The 2 points I have selected from the line are (0,12) and (175,60)
M= the y increase
the x increase
= 48
175
= 0.2742…
C= y intercept
= 12
Check y=0.27 x 175 +12
= 59.25
The gradient of this line is y=0.27x +12
Comparing the male line of best fit with the female line, I noticed that the gradient of the males is steeper than that of the females, this matches my initial prediction and shows that males are taller and heavier than females.
I worked out the mean, overall total divided by how many points were added together. For the males this was the point (162.4,55) and for the females (157.5,48.9). I noticed that the mean, which I plotted on my graphs, was higher in males, also proving that males are heavier and taller than females.
By drawing a cumulative frequency curve I can compare the medians and also draw a box plot using the results of the curve, this will also help show the differences between height and weight in females and males.
I will use the same 30 samples of males and females as I have used to plot the scatter graphs, I have already drawn up frequency tables under each table of gender sampling.
By drawing the curves on the same graph it is easier to compare the 2 different curves and medians.
From the cumulative frequency I can find the lower quartile, median and upper quartile.
The lower quartile is found exactly 1 quarter of the way up the y axis (cumulative frequency) by drawing a straight line from that point to the line and then from the line down the vertical axis.

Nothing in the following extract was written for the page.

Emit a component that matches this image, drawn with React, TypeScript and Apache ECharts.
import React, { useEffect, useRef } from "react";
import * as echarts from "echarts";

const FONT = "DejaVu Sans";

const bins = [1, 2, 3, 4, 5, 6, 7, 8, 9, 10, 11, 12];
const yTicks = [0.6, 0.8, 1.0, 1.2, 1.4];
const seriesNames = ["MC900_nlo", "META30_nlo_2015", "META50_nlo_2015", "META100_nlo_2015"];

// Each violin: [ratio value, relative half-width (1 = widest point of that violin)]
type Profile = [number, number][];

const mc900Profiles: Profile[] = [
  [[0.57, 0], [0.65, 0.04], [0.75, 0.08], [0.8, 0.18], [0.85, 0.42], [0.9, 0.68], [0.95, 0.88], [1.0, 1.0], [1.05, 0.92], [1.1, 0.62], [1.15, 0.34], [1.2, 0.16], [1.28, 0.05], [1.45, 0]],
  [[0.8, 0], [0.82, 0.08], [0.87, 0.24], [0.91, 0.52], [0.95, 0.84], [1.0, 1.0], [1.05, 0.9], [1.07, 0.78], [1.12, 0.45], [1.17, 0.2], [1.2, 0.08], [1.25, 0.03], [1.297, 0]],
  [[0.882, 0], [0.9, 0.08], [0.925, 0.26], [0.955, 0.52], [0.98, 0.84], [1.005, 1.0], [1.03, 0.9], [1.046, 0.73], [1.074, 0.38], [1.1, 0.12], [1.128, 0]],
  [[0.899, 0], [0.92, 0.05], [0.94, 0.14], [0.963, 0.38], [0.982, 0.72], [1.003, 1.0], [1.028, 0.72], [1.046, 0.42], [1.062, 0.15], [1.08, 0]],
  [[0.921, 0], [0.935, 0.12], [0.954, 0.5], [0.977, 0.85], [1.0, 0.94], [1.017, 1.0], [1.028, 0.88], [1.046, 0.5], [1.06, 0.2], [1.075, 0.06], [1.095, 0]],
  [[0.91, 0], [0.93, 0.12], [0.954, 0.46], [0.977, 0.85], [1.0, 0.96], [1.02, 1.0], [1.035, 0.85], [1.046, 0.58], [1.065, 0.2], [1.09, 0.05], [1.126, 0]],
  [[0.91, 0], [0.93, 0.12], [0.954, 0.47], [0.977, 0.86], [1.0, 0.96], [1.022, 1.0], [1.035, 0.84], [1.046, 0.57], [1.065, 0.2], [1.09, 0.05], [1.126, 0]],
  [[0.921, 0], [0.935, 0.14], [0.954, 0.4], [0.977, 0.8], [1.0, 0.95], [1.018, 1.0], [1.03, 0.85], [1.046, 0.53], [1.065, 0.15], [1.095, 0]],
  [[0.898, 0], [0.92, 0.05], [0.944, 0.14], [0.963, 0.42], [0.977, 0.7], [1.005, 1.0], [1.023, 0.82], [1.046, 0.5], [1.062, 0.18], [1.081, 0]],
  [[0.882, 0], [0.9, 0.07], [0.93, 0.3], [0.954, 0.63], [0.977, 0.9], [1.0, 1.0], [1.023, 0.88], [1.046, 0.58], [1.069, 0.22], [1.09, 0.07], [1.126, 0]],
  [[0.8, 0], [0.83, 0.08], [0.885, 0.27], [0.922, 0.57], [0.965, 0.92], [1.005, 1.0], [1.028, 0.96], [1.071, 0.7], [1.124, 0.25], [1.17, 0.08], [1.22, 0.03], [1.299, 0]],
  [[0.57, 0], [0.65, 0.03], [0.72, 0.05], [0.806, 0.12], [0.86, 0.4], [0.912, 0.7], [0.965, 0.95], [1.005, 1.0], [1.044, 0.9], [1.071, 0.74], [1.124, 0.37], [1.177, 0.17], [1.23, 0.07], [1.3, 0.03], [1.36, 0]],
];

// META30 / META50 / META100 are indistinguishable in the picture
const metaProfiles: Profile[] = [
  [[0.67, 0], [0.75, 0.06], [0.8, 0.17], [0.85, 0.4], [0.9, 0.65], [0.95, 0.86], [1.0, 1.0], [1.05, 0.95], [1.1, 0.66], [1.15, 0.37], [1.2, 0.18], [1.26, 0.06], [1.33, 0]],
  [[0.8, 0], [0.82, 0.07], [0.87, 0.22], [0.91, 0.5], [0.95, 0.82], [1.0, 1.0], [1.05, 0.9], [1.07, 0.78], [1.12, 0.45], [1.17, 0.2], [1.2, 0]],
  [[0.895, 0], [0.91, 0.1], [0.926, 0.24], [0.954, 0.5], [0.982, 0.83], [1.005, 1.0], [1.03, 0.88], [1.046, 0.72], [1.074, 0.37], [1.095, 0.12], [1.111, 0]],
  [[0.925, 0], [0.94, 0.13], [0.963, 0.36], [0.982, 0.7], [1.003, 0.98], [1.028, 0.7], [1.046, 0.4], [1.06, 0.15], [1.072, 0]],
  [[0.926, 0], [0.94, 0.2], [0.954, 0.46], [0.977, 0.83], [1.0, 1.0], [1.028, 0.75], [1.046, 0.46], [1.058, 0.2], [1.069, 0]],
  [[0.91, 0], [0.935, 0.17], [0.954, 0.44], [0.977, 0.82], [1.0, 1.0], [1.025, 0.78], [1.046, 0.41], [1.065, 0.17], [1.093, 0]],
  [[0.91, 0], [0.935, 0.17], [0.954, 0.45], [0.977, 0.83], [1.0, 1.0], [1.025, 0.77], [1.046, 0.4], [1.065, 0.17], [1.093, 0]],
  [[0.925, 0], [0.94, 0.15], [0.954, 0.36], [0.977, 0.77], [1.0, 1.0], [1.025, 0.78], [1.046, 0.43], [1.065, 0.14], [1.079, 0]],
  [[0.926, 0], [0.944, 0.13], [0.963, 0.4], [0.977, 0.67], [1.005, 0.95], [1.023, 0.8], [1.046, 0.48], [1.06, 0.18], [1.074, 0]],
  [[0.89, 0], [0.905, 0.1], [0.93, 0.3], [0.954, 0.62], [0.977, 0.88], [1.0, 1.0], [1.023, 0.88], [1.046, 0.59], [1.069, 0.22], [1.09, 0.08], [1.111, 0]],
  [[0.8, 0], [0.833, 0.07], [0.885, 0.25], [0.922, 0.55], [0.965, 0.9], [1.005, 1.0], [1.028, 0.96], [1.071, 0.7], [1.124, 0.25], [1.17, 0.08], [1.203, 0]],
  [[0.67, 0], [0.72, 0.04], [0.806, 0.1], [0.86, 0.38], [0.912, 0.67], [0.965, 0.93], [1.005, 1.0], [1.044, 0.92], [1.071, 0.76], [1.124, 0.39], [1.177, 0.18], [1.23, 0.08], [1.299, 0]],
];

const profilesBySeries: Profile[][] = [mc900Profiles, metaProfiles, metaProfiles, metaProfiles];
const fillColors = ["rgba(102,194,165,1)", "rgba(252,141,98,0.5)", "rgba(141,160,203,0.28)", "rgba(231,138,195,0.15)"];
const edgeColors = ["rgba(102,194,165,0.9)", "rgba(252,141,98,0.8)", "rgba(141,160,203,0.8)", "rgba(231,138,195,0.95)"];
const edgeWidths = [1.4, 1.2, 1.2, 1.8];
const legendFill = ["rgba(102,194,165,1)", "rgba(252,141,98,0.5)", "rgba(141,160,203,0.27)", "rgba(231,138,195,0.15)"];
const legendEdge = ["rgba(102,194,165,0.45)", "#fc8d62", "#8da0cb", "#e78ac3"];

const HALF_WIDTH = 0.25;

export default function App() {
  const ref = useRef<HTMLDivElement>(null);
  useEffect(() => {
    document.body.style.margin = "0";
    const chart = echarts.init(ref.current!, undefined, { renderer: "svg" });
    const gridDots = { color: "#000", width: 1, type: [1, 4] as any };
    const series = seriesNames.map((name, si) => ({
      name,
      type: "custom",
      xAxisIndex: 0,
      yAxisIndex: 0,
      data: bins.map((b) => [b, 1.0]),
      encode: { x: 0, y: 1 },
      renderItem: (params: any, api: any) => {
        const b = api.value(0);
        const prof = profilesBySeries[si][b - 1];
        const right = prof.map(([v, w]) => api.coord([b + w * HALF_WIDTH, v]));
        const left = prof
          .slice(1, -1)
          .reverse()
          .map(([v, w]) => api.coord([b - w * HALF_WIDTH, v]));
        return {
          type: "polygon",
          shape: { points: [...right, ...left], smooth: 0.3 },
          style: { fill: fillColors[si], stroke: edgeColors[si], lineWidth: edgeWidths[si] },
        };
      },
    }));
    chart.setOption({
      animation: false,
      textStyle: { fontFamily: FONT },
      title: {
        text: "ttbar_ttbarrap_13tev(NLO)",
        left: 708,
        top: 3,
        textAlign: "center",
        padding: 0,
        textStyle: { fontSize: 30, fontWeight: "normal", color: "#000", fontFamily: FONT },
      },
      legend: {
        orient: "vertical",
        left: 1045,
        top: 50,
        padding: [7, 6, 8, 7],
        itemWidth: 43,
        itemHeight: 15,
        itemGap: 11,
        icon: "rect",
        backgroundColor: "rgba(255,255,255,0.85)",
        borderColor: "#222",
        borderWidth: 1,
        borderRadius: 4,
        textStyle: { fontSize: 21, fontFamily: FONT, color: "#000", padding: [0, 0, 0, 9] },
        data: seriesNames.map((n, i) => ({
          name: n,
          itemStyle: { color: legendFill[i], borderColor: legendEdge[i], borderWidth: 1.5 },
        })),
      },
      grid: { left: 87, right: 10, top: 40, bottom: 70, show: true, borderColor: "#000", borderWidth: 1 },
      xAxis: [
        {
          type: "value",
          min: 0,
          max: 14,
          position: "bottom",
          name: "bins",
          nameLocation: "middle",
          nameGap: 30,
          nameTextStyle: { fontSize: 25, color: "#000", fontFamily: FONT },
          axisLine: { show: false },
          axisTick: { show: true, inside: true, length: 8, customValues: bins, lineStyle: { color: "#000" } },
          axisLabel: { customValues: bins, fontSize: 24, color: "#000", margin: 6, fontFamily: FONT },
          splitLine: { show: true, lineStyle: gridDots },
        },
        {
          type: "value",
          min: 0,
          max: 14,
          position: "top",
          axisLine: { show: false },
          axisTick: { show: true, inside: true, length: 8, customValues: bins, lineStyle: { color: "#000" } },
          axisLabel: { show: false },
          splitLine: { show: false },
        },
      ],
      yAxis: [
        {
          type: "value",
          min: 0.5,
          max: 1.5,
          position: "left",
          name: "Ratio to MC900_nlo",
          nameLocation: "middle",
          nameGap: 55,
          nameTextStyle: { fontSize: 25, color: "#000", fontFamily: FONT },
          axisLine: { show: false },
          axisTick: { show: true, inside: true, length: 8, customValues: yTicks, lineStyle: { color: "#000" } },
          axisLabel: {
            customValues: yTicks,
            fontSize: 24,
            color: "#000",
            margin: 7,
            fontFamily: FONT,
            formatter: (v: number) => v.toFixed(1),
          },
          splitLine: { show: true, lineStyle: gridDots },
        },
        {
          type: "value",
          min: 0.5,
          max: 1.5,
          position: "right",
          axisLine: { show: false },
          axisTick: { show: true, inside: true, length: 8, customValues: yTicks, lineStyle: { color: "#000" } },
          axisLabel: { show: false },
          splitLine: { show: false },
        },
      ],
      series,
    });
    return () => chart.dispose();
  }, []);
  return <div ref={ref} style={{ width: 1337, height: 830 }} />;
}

This point on the x-axis is the lower quartile.
The median is found by doing the same, except that the line is taken from exactly half way up the cumulative frequency axis. The point that the line meets on the x-axis is the median.
The upper quartile is found exactly 3 quarters of the way up the cumulative frequency axis and the point that meets the axis is the upper quartile.
These points are labelled on my cumulative frequency graph as follows:
Lower Frequency Q1
Median Q2
Upper quartile Q3
By taking the quartiles and median that I found from my cumulative frequency curve I could plot a box and whisker diagram. From this you can clearly see that the both the lower and upper quartile, and the median on the males diagram is higher than that of the females showing that males are taller on average. The range of the females is larger than the boys although both upper ends of the range are 180cm. This shows that some girls are as tall as boys are, but this may be due to results being to the extremes as the quartile range is lower than the boys.
From this investigation I have concluded that there is a positive correlation between height and weight, in both males and females. By developing my results and plotting scatter graphs and working out the gradient of the line of best fit I could show that boys were generally heavier and taller than girls. This matched my initial predictions and was confirmed when I plotted a cumulative frequency curve and box and whisker diagram. The box and whisker plot showed the medians and ranges, which helped compare the genders more effectively. This confirmed that males were generally taller and heavier than females.